• [Your task]
Take the listing from its first line through the line that contains "(0,0) rectangle (744,571);" and please retype those lines exactly, leaving out the pictures.

• [Raw data]
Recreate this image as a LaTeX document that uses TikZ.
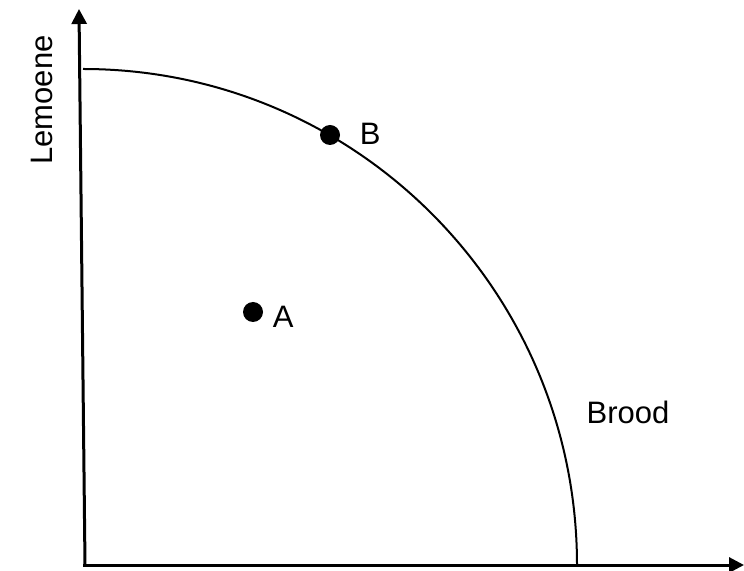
\documentclass[tikz,border=0pt]{standalone}
\usepackage{fontspec}
\setmainfont{Liberation Sans}
\usetikzlibrary{arrows.meta,positioning}

\begin{document}
\begin{tikzpicture}[
    x=0.5pt, y=-0.5pt,
    axis/.style={line width=1.5pt, -{Triangle[length=7.5pt, width=7.5pt]}},
    frontier/.style={line width=1pt},
    dot/.style={circle, fill=black, inner sep=0pt, minimum size=10pt},
    lbl/.style={font=\fontsize{15.5}{18}\selectfont, inner sep=0pt},
  ]
  \useasboundingbox (0,0) rectangle (744,571);

  % axes
  \coordinate (O) at (85,565);
  \coordinate (ytop) at (79,9);
  \coordinate (xorig) at (83,565);
  \coordinate (xend) at (744,565);
  \draw[axis] (O) -- (ytop);
  \draw[axis] (xorig) -- (xend);

  % production possibilities curve
  \coordinate (ctop) at (83,69);
  \draw[frontier] (ctop) arc[start angle=-90, end angle=0, x radius=494, y radius=496];

  \node[dot] (bdot) at (330,135) {};
  \node[dot] (adot) at (253,312) {};
  \node[lbl, right=9.5pt of bdot, yshift=0.5pt] (blbl) {B};
  \node[lbl, right=4.5pt of adot, yshift=-2.5pt] (albl) {A};

  \node[lbl] (brood) at (628,412) {Brood};
  \node[lbl, rotate=90] (lemoene) at (42,100) {Lemoene};
\end{tikzpicture}
\end{document}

• [Answer]
Recreate this image as a LaTeX document that uses TikZ.
\documentclass[tikz,border=0pt]{standalone}
\usepackage{fontspec}
\setmainfont{Liberation Sans}
\usetikzlibrary{arrows.meta,positioning}

\begin{document}
\begin{tikzpicture}[
    x=0.5pt, y=-0.5pt,
    axis/.style={line width=1.5pt, -{Triangle[length=7.5pt, width=7.5pt]}},
    frontier/.style={line width=1pt},
    dot/.style={circle, fill=black, inner sep=0pt, minimum size=10pt},
    lbl/.style={font=\fontsize{15.5}{18}\selectfont, inner sep=0pt},
  ]
  \useasboundingbox (0,0) rectangle (744,571);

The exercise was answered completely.